Antiquities of Samarkand. Inner Courtyard of the Shir Dar Madrasah. Inscriptions around the Inner Niche and Its Upper Sections. Center

This photograph of the interior courtyard of the Shir Dar Madrasah in Samarkand (Uzbekistan) is from the archeological part of Turkestan Album. The six-volume photographic survey was produced in 1871-72 under the patronage of General Konstantin P. von Kaufman, the first governor-general (1867-82) of Turkestan, as the Russian Empire’s Central Asian territories were called. The album devotes special attention to Samarkand’s Islamic architecture, such as 14th- and 15th-century monuments from the reign of Timur (Tamerlane) and his successors. In the center of Samarkand is the Registan ensemble, composed of three major examples of a madrasah (religious school). The second madrasah in the ensemble, the Shir Dar, was built in 1619-36, during the Astrakhanid dynasty.
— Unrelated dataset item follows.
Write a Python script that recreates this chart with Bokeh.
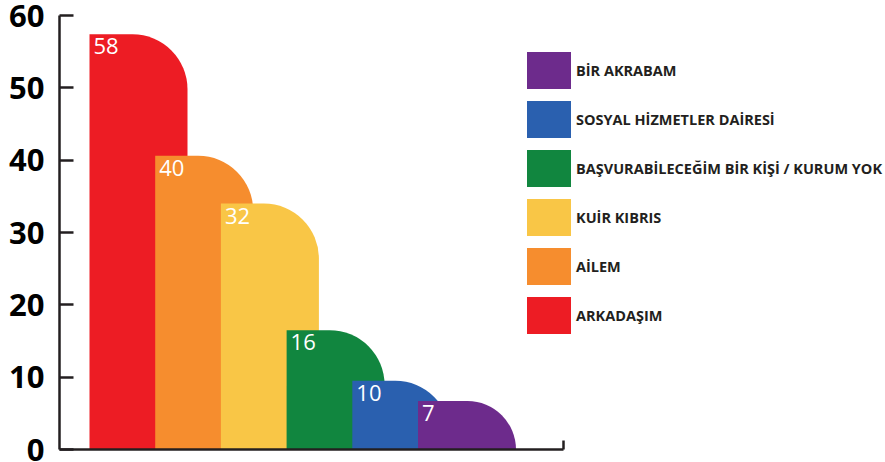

Despite significant damage over the centuries, it remains one of the most lavishly ornamented monuments in Central Asia. The form of this madrasah consists of a rectangular courtyard enclosed by a two-story arcade with an iwan (vaulted hall, walled on three sides, with one end open) and a mosque on the eastern side. This view shows the east wall niche, with the lattice work of a window on the second level. The niche is covered with elaborate ceramic work composed of polychrome tiles in geometric and botanical patterns. The pointed window arch is framed by an inscription band in the Thuluth cursive style. Visible at the top are the “stalactite” decorative elements of the arch vault.